In Baby Driver, Wright delivers in every way that fans have come to expect, while simultaneously managing to offer something that at first appears to come out of left field. Abandoning his usual stable of players originally curated for Spaced in favor of a bullpen full of handpicked Hollywood talent, Baby Driver roars out of the gate with a wholly different engine under its hood. Stand out performances from Jamie Foxx and Jon Hamm slightly alter the general proceedings in a motion picture that should appeal more immediately to American audiences than any of Wright’s past efforts. Nevertheless, Wright’s penchant for snidely referencing film history persists in Baby Driver, with brief cameo appearances from singer-songwriter and actor Paul Williams and acclaimed filmmaker Walter Hill that steep the film in an unparalleled cinematic literacy.

Revving the Engine: As the film’s central protagonist and eponymous star, Ansel Elgort serves as the driver of the feel good hit of the summer.
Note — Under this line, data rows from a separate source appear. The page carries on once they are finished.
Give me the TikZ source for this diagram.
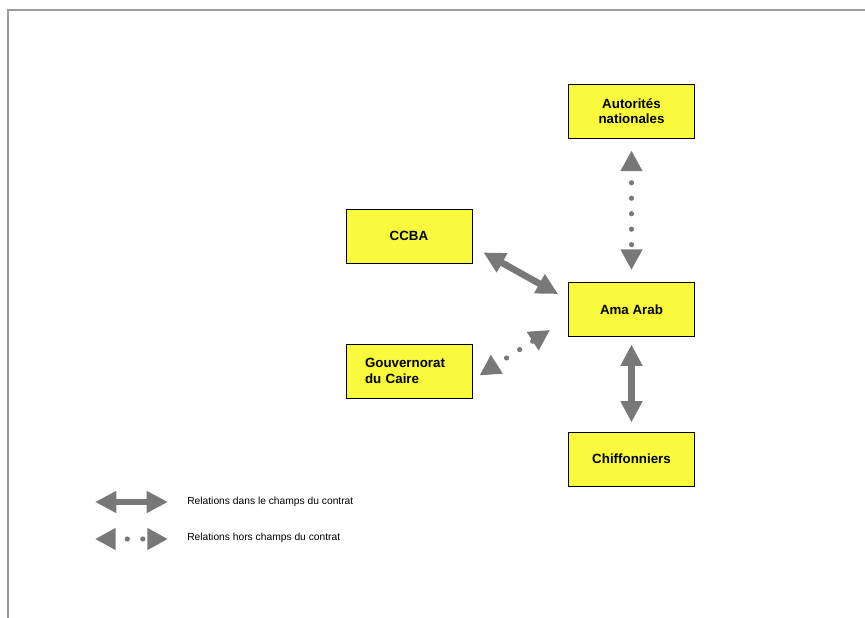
\documentclass[tikz,border=0pt]{standalone}
\usepackage{fontspec}
\setmainfont{Liberation Sans}
\usetikzlibrary{arrows.meta}
\definecolor{boxyellow}{RGB}{250,250,60}
\definecolor{arrowgrey}{RGB}{120,120,120}
\definecolor{framegrey}{RGB}{155,155,155}
\begin{document}
\begin{tikzpicture}[x=0.75pt,y=-0.75pt,
 actor/.style={draw=black, line width=0.7pt, fill=boxyellow, minimum width=94.5pt, minimum height=40.5pt, inner sep=0pt, font=\fontsize{10}{11.6}\selectfont\bfseries, align=center},
 solidrel/.style={draw=arrowgrey, line width=5pt, {Triangle[length=16pt,width=15.5pt]}-{Triangle[length=16pt,width=15.5pt]}},
 dotrel/.style={draw=arrowgrey, line width=3.9pt, line cap=round, dash pattern=on 0pt off 11.6pt, dash phase=1.9pt, {Triangle[length=15.5pt,width=15.5pt]}-{Triangle[length=15.5pt,width=15.5pt]}},
 legendtext/.style={anchor=west, inner sep=0pt, font=\fontsize{7.7}{9}\selectfont}
]
\useasboundingbox (0,0) rectangle (865,618);
\draw[framegrey, line width=0.8pt] (8,618) -- (8,10) -- (865,10);

\node[actor] (auto) at (631.5,111) {Autorités\\nationales};
\node[actor] (ccba) at (409,236) {CCBA};
\node[actor] (ama) at (631.5,309.5) {Ama Arab};
\node[actor, text width=66pt, inner xsep=14.25pt, align=left] (gouv) at (409,371) {Gouvernorat\\du Caire};
\node[actor] (chif) at (631.5,459) {Chiffonniers};

\draw[dotrel, shorten <=9pt, shorten >=9pt] (auto.south) -- (ama.north);
\draw[solidrel] ([shift={(11,-11)}]ccba.south east) -- ([shift={(-10,12)}]ama.north west);
\draw[dotrel] ([shift={(7,-23)}]gouv.south east) -- ([shift={(-18,-7)}]ama.south west);
\draw[solidrel, shorten <=5.6pt, shorten >=6.8pt] (ama.south) -- (chif.north);

\coordinate (l1a) at (95,502);
\coordinate (l1b) at (168,502);
\coordinate (l2a) at (95,539);
\coordinate (l2b) at (168,539);
\draw[solidrel] (l1a) -- (l1b);
\draw[dotrel] (l2a) -- (l2b);
\node[legendtext] (t1) at (187,502) {Relations dans le champs du contrat};
\node[legendtext] (t2) at (187,538) {Relations hors champs du contrat};
\end{tikzpicture}
\end{document}
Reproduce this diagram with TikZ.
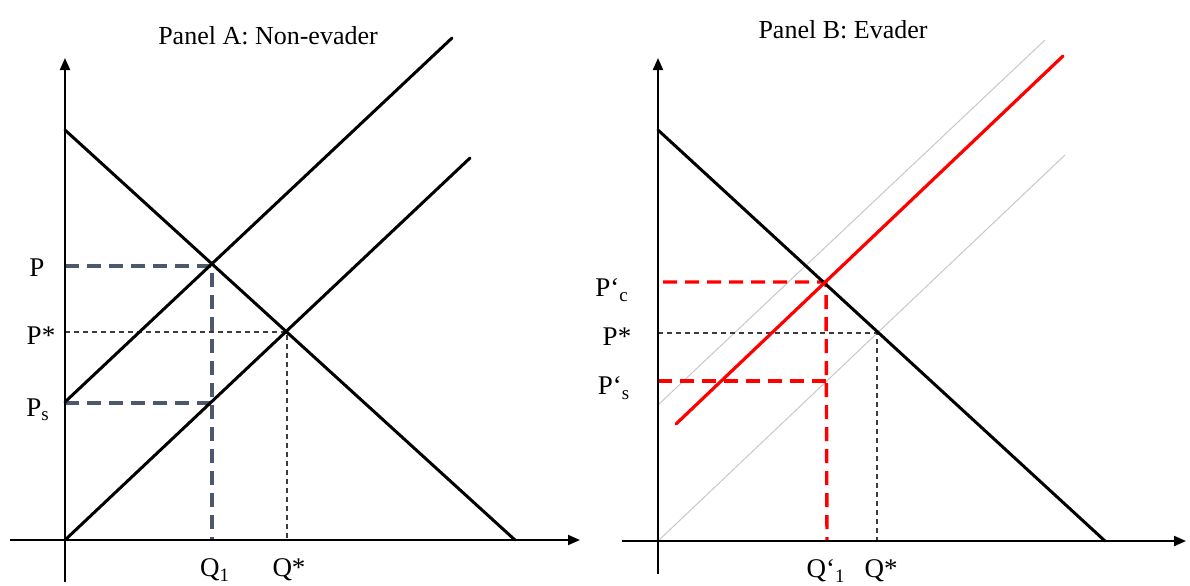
\documentclass[tikz,border=0pt]{standalone}
\usepackage{fontspec}
\setmainfont{Liberation Serif}
\usetikzlibrary{arrows.meta}
\definecolor{slate}{RGB}{78,88,108}
\definecolor{lightgray}{RGB}{200,200,200}
\definecolor{dashgray}{RGB}{60,60,60}
\tikzset{
  axis/.style={line width=1pt,-{Triangle[length=6pt,width=5pt]}},
  axisplain/.style={line width=1pt},
  curve/.style={line width=1.5pt,line cap=round},
  graycurve/.style={line width=0.5pt,draw=lightgray},
  redcurve/.style={line width=1.6pt,draw=red,line cap=round},
  bigdash/.style={line width=1.7pt,draw=slate,dash pattern=on 7pt off 4pt},
  reddash/.style={line width=1.7pt,draw=red,dash pattern=on 7pt off 4pt},
  thindash/.style={line width=0.6pt,draw=dashgray,dash pattern=on 2.5pt off 2pt},
  lab/.style={font=\fontsize{13.5}{15}\selectfont,inner sep=0pt},
  ttl/.style={font=\fontsize{13}{15}\selectfont,inner sep=0pt}
}
\begin{document}
\begin{tikzpicture}[x=0.5pt,y=-0.5pt]
\useasboundingbox (0,0) rectangle (1190,585);
% ---------- Panel A ----------
\node[ttl] (titleA) at (268,36) {Panel A: Non-evader};
\coordinate (A0) at (65,540);
\coordinate (AyB) at (65,582);
\coordinate (AyT) at (65,58);
\coordinate (AxL) at (10,540);
\coordinate (AxR) at (580,540);
\coordinate (AD1) at (65,130);
\coordinate (AD2) at (515,540);
\coordinate (AS1) at (470,158);
\coordinate (AS2a) at (65,402);
\coordinate (AS2b) at (452,38);
\coordinate (AE1) at (212,266);
\coordinate (AE0) at (287,332);
\coordinate (APy) at (65,266);
\coordinate (APsy) at (65,403);
\coordinate (APsx) at (212,403);
\coordinate (APstar) at (65,332);
\coordinate (AQ1) at (212,540);
\coordinate (AQs) at (287,540);
\draw[bigdash] (APy) -- (AE1) -- (AQ1);
\draw[bigdash] (APsy) -- (APsx);
\draw[thindash] (APstar) -- (AE0) -- (AQs);
\draw[axisplain] (AyB) -- (A0);
\draw[axis] (A0) -- (AyT);
\draw[axis] (AxL) -- (AxR);
\draw[curve] (AD1) -- (AD2);
\draw[curve] (A0) -- (AS1);
\draw[curve] (AS2a) -- (AS2b);
\node[lab] (lP) at (37,268) {P};
\node[lab] (lPstar) at (41,336) {P*};
\node[lab] (lPs) at (38,410) {P\textsubscript{s}};
\node[lab] (lQ1) at (215,570) {Q\textsubscript{1}};
\node[lab] (lQs) at (289,570) {Q*};
% ---------- Panel B ----------
\node[ttl] (titleB) at (843,30) {Panel B: Evader};
\coordinate (B0) at (658,541);
\coordinate (ByB) at (658,574);
\coordinate (ByT) at (658,58);
\coordinate (BxL) at (622,541);
\coordinate (BxR) at (1186,541);
\coordinate (BD1) at (658,130);
\coordinate (BD2) at (1105,541);
\coordinate (BG1) at (1065,155);
\coordinate (BG2a) at (658,405);
\coordinate (BG2b) at (1045,40);
\coordinate (BR1) at (676,424);
\coordinate (BR2) at (1063,56);
\coordinate (BE1) at (826,282);
\coordinate (BE0) at (877,333);
\coordinate (BPc) at (663,282);
\coordinate (BPsy) at (658,381);
\coordinate (BPsx) at (827,381);
\coordinate (BPstar) at (658,333);
\coordinate (BQ1) at (827,541);
\coordinate (BQs) at (877,541);
\draw[graycurve] (B0) -- (BG1);
\draw[graycurve] (BG2a) -- (BG2b);
\draw[reddash] (BPc) -- (BE1) -- (BQ1);
\draw[reddash] (BPsy) -- (BPsx);
\draw[thindash] (BPstar) -- (BE0) -- (BQs);
\draw[axisplain] (ByB) -- (B0);
\draw[axis] (B0) -- (ByT);
\draw[axis] (BxL) -- (BxR);
\draw[curve] (BD1) -- (BD2);
\draw[redcurve] (BR1) -- (BR2);
\node[lab] (lPc) at (612,290) {P‘\textsubscript{c}};
\node[lab] (lBPstar) at (617,337) {P*};
\node[lab] (lPs2) at (614,388) {P‘\textsubscript{s}};
\node[lab] (lQ1b) at (826,571) {Q‘\textsubscript{1}};
\node[lab] (lQsb) at (881,571) {Q*};
\end{tikzpicture}
\end{document}
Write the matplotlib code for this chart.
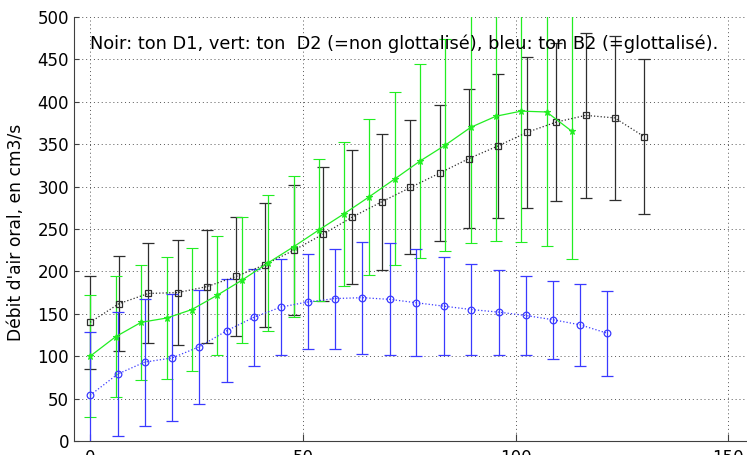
import matplotlib.pyplot as plt

# ton D1 (noir)
x_noir = [0, 6.8, 13.7, 20.6, 27.4, 34.3, 41.1, 47.9, 54.8, 61.6,
          68.5, 75.3, 82.2, 89.0, 95.9, 102.7, 109.5, 116.5, 123.3, 130.2]
y_noir = [140, 162, 174, 175, 182, 194, 208, 225, 244, 264,
          282, 299, 316, 333, 348, 364, 376, 384, 381, 359]
e_noir = [55, 56, 59, 62, 67, 70, 73, 77, 79, 79,
          80, 79, 80, 82, 85, 89, 93, 97, 97, 91]

# ton D2, non glottalisé (vert)
x_vert = [0, 6.0, 12.0, 18.0, 23.9, 29.9, 35.8, 41.8, 47.8, 53.8,
          59.7, 65.6, 71.6, 77.5, 83.5, 89.5, 95.4, 101.3, 107.3, 113.3]
y_vert = [100, 123, 140, 145, 155, 172, 190, 210, 229, 249,
          268, 288, 309, 330, 349, 370, 383, 389, 388, 365]
e_vert = [72, 71, 68, 72, 73, 70, 74, 80, 83, 84,
          85, 92, 102, 114, 125, 136, 147, 154, 158, 150]

# ton B2, glottalisé (bleu)
x_bleu = [0, 6.5, 12.8, 19.3, 25.6, 32.1, 38.5, 44.9, 51.2, 57.6,
          64.0, 70.5, 76.7, 83.2, 89.6, 96.0, 102.4, 108.8, 115.2, 121.6]
y_bleu = [54, 79, 93, 98, 111, 130, 146, 158, 164, 168,
          169, 167, 163, 159, 155, 152, 148, 143, 137, 127]
e_bleu = [74, 73, 75, 75, 67, 61, 57, 57, 56, 59,
          66, 66, 63, 58, 54, 50, 46, 46, 48, 50]

x_ticks = [0, 50, 100, 150]
y_ticks = list(range(0, 501, 50))

titre = "Noir: ton D1, vert: ton  D2 (=non glottalisé), bleu: ton B2 (=glottalisé)."
label_y = "Débit d'air oral, en cm3/s"


def main():
	plt.rcParams['font.family'] = ['DejaVu Sans']

	fig = plt.figure(figsize=(7.47, 4.55), dpi=100)
	# l'axe déborde à droite, comme la figure d'origine recadrée
	ax = fig.add_axes([74 / 747, 14 / 455, 696.8 / 747, 424 / 455])

	noir = '#2e2e2e'
	vert = '#22ee22'
	bleu = '#3a3aff'

	ax.errorbar(x_noir, y_noir, yerr=e_noir, fmt='s:', color=noir, ecolor=noir,
				mfc='none', mec=noir, ms=4.5, mew=0.9, lw=0.9, elinewidth=0.9,
				capsize=4.3, capthick=0.9)
	ax.errorbar(x_vert, y_vert, yerr=e_vert, fmt='*-', color=vert, ecolor=vert,
				mec=vert, ms=5, mew=0.8, lw=0.9, elinewidth=0.9,
				capsize=4.3, capthick=0.9)
	ax.errorbar(x_bleu, y_bleu, yerr=e_bleu, fmt='o:', color=bleu, ecolor=bleu,
				mfc='none', mec=bleu, ms=4.8, mew=0.9, lw=0.9, elinewidth=0.9,
				capsize=4.3, capthick=0.9)

	ax.text(0, 469, titre, fontsize=12.75, va='center', ha='left')

	ax.set_xlim(-3.8, 160)
	ax.set_ylim(0, 500)
	ax.set_xticks(x_ticks)
	ax.set_yticks(y_ticks)

	# grille pointillée façon MATLAB
	ax.grid(True, color='#555555', linestyle=(0, (1, 3)), linewidth=0.7)
	ax.set_axisbelow(True)

	ax.spines['top'].set_visible(False)
	ax.spines['right'].set_visible(False)
	ax.spines['left'].set_color('#404040')
	ax.spines['bottom'].set_color('#404040')

	ax.tick_params(axis='both', direction='in', labelsize=12, colors='#404040',
				   labelcolor='black')
	ax.tick_params(axis='x', length=5, pad=5.5)
	ax.tick_params(axis='y', length=3.5, pad=3.6)

	ax.set_ylabel(label_y, fontsize=12.3)
	ax.yaxis.set_label_coords(-0.071, 0.493)

	plt.savefig("out.png", dpi=100)


if __name__ == '__main__':
	main()
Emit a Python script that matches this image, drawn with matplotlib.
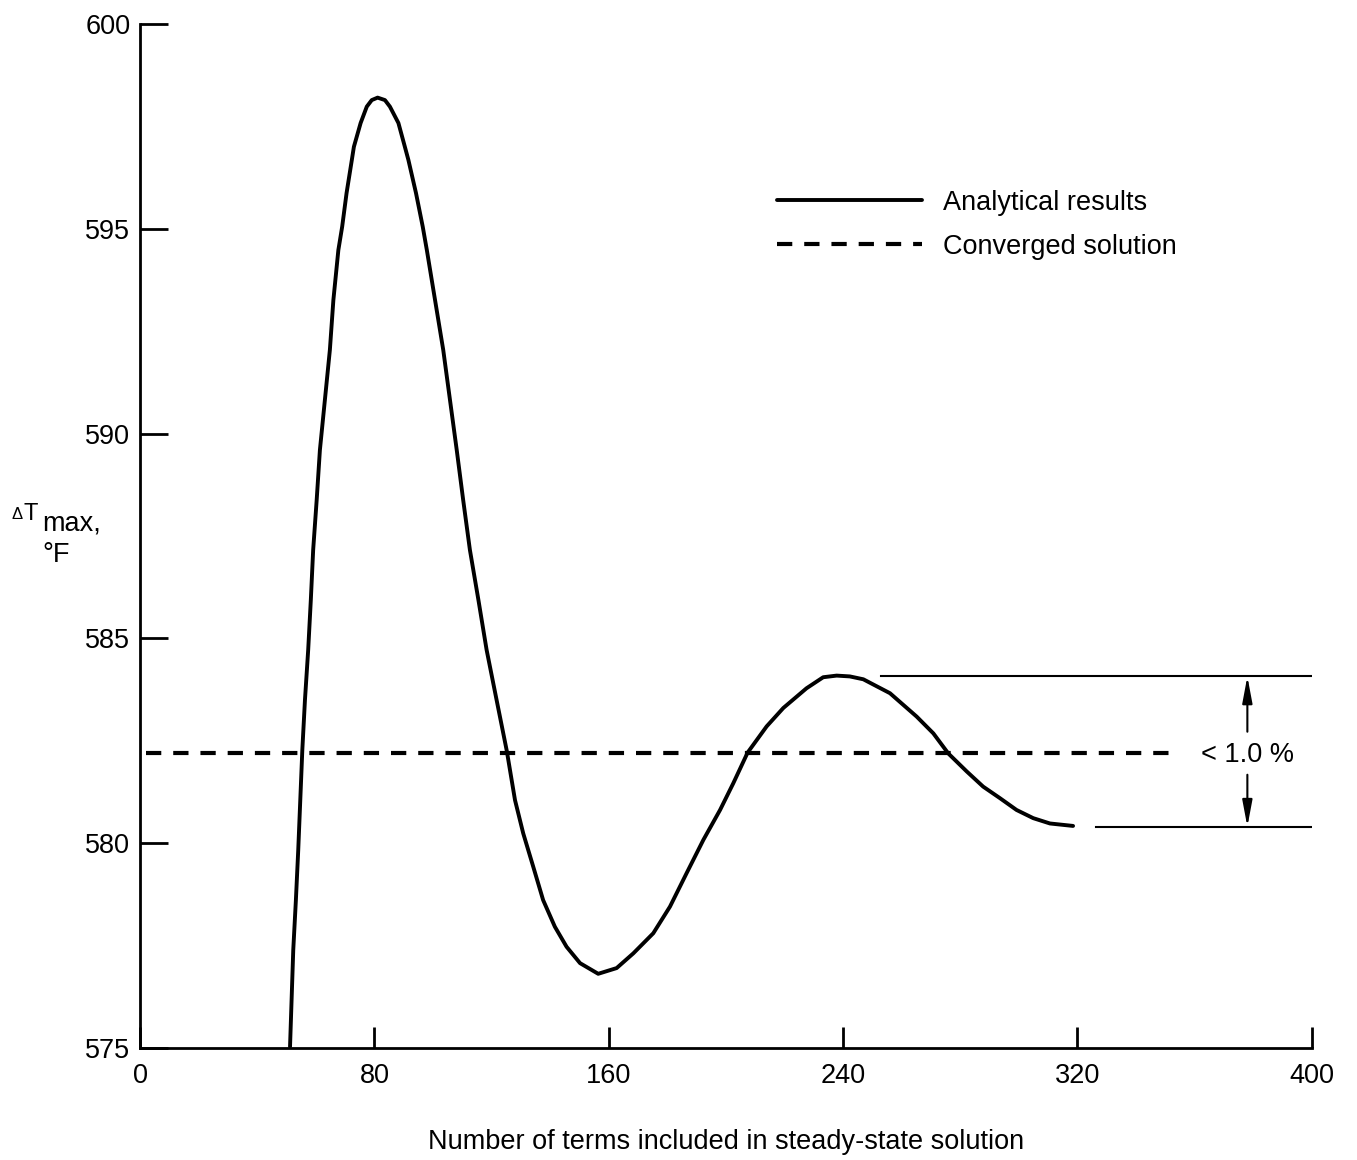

Elgort paces the screen in Baby Driver in a nondescript manner that serves to echo the illusive nature of his day job, thus lending most of the screen to the action, subterfuge, and mayhem that surrounds him. While his character’s motivations are never entirely explored beyond a routine backstory established via a series of flashbacks, his steely resolve behind the wheel makes his journey one worth riding shotgun for.

As the engine of any one of his chosen getaway vehicles revs its engine with a recurrent sonorous roar, Elgort plays the entire situation off like a layman forced to contend with a series of progressively dire stakes. Even if some Wright fans might miss the witty banter previously established between Simon Pegg and Nick Frost in the director’s most iconic work to date, Elgort and company prove for another entirely thrilling ensemble cast that perform well under Wright’s pell-mell visual athleticism.

Shifting Gears: Baby Driver is sure to earn praise from Wright’s most devoted acolytes, and it’s abundantly easy to see why. His latest motion picture is a downright fun action-comedy that doubles down on both fast-paced choreography and sardonic repartee. In much the same way that Wright previously delivered an unconventional comic book adaptation in the form of Scott Pilgrim vs. the WorldBaby Driver samples a variety of American tropes and character archetypes and repackages them in unfamiliar wrapping.

Wright never shies away from pushing the boundaries of what is a fairly straight forward narrative, and in many of the best creative moments in Baby Driver make the film truly shine as one of the best theatrical releases from the past couple of years. Baby Driver uproariously upends expectations while delivering a tightly-constructed moviegoing experience that immediately begs to seen again and again. Rather than laying out all of his cards in one go, Wright playfully spins his latest motion picture into an immediately pleasing puzzle box full of wonders that couldn’t possibly be catalogued after just one viewing.

Overall: Baby Driver is sure to please fans of Edgar Wright’s past work behind the camera, and masterfully moves the acclaimed filmmaker outside the territory previously explored in his much beloved Cornetto Trilogy.